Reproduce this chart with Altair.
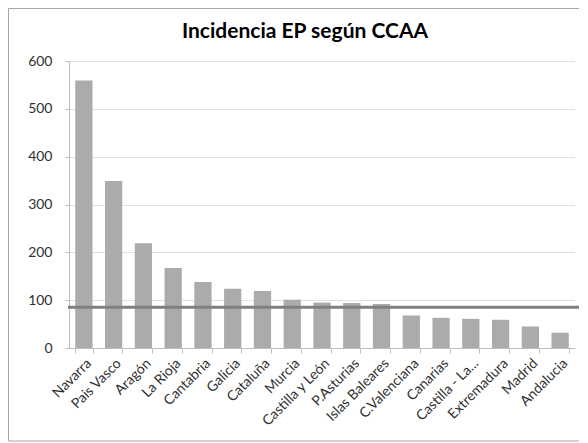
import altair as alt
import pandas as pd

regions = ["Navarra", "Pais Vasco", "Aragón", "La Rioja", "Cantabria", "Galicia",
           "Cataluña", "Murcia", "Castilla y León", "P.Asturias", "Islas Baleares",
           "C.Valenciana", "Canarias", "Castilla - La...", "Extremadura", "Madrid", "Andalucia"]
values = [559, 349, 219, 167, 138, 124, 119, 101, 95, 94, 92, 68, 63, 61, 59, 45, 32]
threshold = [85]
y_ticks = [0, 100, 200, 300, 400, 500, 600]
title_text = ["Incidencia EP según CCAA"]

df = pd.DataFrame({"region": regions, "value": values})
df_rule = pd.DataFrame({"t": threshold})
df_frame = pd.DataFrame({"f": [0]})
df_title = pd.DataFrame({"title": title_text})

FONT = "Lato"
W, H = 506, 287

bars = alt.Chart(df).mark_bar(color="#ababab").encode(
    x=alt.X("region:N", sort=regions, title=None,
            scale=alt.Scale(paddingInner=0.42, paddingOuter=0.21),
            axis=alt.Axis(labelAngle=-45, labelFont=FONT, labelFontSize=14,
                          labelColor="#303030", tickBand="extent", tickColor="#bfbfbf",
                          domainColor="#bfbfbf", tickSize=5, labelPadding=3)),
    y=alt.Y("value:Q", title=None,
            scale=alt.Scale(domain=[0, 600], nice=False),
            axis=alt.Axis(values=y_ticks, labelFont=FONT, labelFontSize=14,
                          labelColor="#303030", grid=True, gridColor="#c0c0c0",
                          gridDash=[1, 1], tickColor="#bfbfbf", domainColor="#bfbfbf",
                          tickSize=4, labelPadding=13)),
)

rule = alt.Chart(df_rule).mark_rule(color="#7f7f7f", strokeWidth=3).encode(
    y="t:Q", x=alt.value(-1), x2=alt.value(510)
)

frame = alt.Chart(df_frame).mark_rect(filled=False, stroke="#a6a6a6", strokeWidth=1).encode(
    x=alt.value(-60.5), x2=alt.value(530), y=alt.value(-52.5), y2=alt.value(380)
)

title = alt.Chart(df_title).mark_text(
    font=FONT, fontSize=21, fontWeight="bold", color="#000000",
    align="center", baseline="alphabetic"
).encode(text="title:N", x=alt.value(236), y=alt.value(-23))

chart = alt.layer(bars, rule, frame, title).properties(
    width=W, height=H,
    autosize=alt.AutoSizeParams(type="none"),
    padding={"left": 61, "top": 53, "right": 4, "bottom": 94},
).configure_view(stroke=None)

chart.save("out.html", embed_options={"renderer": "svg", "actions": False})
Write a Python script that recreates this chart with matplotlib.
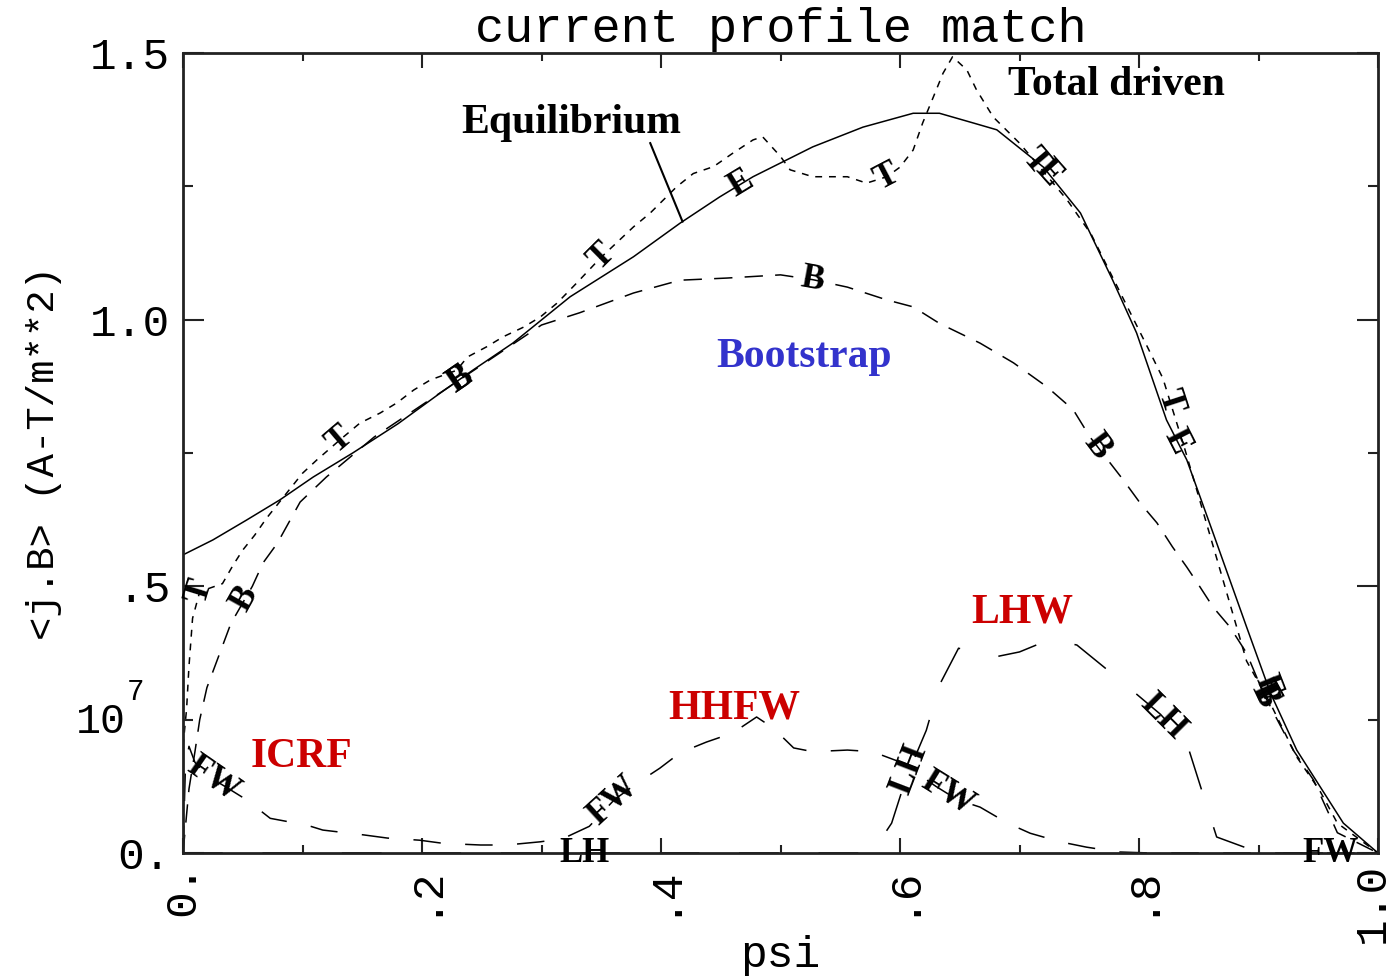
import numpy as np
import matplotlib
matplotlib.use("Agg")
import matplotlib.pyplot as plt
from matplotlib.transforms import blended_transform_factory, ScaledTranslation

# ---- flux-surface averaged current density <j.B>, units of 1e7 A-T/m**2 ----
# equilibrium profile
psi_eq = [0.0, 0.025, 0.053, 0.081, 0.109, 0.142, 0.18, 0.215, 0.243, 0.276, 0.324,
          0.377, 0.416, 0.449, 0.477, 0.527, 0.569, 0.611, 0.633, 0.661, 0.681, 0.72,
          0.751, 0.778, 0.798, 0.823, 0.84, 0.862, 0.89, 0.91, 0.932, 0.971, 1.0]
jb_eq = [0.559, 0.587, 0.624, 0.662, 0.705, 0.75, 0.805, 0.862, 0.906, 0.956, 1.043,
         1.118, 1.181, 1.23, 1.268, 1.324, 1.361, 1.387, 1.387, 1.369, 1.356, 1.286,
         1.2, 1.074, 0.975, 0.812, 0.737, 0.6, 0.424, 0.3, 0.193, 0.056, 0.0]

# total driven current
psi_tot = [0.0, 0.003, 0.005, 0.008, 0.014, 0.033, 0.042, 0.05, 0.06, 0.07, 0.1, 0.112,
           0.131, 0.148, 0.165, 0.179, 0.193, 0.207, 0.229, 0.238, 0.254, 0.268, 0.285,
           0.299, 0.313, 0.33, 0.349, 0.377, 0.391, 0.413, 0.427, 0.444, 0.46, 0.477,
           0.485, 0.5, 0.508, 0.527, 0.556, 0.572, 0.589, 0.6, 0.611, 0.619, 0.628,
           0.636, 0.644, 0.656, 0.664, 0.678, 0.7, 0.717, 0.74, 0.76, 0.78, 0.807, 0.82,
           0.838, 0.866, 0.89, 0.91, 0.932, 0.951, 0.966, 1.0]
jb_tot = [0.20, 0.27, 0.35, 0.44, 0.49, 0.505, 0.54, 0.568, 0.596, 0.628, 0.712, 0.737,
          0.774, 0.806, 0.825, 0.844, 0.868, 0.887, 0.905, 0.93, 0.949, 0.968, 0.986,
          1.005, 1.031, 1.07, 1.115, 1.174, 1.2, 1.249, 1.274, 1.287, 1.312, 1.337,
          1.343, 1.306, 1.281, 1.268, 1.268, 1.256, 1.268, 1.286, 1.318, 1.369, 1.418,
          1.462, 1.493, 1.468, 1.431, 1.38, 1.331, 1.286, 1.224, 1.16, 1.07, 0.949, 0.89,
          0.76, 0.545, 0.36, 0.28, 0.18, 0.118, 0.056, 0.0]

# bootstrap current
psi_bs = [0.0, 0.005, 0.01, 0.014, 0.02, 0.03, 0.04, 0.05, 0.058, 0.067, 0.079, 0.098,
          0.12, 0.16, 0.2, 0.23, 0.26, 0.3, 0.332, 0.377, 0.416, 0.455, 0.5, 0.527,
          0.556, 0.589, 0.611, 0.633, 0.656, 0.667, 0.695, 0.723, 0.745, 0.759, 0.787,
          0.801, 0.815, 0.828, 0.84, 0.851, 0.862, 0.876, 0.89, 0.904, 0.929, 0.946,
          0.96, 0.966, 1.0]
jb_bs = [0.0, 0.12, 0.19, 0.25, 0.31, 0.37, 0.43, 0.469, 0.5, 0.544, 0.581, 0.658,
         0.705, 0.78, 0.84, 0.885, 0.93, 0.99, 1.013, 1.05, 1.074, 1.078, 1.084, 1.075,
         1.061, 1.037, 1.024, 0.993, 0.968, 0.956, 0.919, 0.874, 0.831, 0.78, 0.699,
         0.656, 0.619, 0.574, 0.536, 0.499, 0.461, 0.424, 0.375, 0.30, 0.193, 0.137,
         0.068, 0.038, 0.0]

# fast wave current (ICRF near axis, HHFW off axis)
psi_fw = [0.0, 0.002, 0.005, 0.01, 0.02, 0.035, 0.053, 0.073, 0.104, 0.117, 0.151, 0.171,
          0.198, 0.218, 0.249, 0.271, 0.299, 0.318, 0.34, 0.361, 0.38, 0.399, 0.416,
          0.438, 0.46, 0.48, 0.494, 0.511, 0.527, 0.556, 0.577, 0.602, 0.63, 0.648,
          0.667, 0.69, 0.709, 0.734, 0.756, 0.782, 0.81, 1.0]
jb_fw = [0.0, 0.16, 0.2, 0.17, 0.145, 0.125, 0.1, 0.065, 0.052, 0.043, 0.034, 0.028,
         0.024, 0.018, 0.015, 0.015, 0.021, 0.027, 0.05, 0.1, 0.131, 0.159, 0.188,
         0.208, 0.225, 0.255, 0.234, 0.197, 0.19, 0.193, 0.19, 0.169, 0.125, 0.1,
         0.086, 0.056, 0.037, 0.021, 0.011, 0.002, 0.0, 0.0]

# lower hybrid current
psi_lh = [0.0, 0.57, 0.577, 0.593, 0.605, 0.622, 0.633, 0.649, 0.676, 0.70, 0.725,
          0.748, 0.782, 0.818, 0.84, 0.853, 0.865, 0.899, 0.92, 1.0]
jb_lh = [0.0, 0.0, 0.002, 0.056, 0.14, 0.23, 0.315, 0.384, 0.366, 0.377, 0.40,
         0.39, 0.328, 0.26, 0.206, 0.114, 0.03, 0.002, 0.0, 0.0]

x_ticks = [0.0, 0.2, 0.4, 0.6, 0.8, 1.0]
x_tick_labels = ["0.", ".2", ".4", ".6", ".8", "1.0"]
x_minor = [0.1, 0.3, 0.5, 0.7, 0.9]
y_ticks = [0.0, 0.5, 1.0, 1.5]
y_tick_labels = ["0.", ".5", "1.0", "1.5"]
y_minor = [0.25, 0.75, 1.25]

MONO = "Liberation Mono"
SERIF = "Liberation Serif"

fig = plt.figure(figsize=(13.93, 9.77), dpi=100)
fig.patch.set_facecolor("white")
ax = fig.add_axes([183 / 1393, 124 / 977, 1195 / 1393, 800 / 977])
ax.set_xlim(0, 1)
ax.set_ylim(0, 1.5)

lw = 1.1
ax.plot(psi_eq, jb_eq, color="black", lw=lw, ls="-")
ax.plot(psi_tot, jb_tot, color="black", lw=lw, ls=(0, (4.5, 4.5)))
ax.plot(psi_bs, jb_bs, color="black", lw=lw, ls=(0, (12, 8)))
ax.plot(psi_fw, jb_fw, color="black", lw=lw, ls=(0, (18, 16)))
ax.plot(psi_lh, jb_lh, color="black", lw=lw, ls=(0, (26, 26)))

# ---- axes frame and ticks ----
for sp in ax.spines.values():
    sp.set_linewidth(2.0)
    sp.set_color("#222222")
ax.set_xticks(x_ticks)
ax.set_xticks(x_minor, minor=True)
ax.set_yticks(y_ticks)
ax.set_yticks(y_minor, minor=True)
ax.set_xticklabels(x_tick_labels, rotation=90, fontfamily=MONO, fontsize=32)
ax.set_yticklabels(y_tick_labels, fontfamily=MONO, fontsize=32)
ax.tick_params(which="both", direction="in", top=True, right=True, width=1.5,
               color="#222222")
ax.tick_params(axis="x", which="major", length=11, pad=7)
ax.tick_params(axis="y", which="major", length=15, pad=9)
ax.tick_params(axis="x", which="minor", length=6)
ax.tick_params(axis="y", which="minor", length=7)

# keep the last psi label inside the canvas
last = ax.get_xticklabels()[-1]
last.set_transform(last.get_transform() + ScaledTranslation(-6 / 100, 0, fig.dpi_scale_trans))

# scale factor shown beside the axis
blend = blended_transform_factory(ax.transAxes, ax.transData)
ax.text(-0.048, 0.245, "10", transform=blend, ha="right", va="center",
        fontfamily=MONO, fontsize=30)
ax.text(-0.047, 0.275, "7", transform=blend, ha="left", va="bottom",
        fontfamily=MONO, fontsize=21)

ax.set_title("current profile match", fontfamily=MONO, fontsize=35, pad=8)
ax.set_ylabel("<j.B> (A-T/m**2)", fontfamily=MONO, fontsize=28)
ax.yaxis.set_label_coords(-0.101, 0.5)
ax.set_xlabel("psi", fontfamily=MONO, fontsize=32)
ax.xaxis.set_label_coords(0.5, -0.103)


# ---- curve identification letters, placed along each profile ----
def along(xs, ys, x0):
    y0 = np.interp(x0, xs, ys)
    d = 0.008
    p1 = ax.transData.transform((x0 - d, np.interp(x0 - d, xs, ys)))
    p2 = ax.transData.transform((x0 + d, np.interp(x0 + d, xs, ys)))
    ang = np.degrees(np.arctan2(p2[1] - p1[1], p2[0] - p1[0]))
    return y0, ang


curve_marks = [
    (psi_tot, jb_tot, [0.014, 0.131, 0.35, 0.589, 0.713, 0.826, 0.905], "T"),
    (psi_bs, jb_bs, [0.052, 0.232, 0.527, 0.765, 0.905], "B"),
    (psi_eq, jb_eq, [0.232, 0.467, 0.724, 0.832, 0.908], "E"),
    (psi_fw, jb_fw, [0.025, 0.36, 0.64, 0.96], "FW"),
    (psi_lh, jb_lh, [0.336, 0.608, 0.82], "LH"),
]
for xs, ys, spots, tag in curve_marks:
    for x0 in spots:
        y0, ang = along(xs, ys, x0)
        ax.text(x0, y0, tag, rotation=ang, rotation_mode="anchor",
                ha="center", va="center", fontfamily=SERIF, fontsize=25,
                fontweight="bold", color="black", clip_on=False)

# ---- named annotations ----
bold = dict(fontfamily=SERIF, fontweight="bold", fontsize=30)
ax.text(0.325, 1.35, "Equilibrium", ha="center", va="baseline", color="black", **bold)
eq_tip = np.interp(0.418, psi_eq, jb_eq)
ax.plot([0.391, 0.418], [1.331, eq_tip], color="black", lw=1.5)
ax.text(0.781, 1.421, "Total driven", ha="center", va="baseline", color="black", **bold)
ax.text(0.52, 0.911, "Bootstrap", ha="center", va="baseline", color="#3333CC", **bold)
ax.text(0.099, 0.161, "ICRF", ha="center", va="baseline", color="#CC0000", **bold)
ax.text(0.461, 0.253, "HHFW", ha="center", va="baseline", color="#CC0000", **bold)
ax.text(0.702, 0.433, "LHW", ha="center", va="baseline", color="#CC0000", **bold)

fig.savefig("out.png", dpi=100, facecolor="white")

**PROBLEM STATEMENT:**
From the records above, copy only the lines running from the line containing "Write a Python" to the line containing "from matplotlib.transforms import", both ends included. Leave the pictures out.

**ANSWER:**
Write a Python script that recreates this chart with matplotlib.
import numpy as np
import matplotlib
matplotlib.use("Agg")
import matplotlib.pyplot as plt
from matplotlib.transforms import blended_transform_factory, ScaledTranslation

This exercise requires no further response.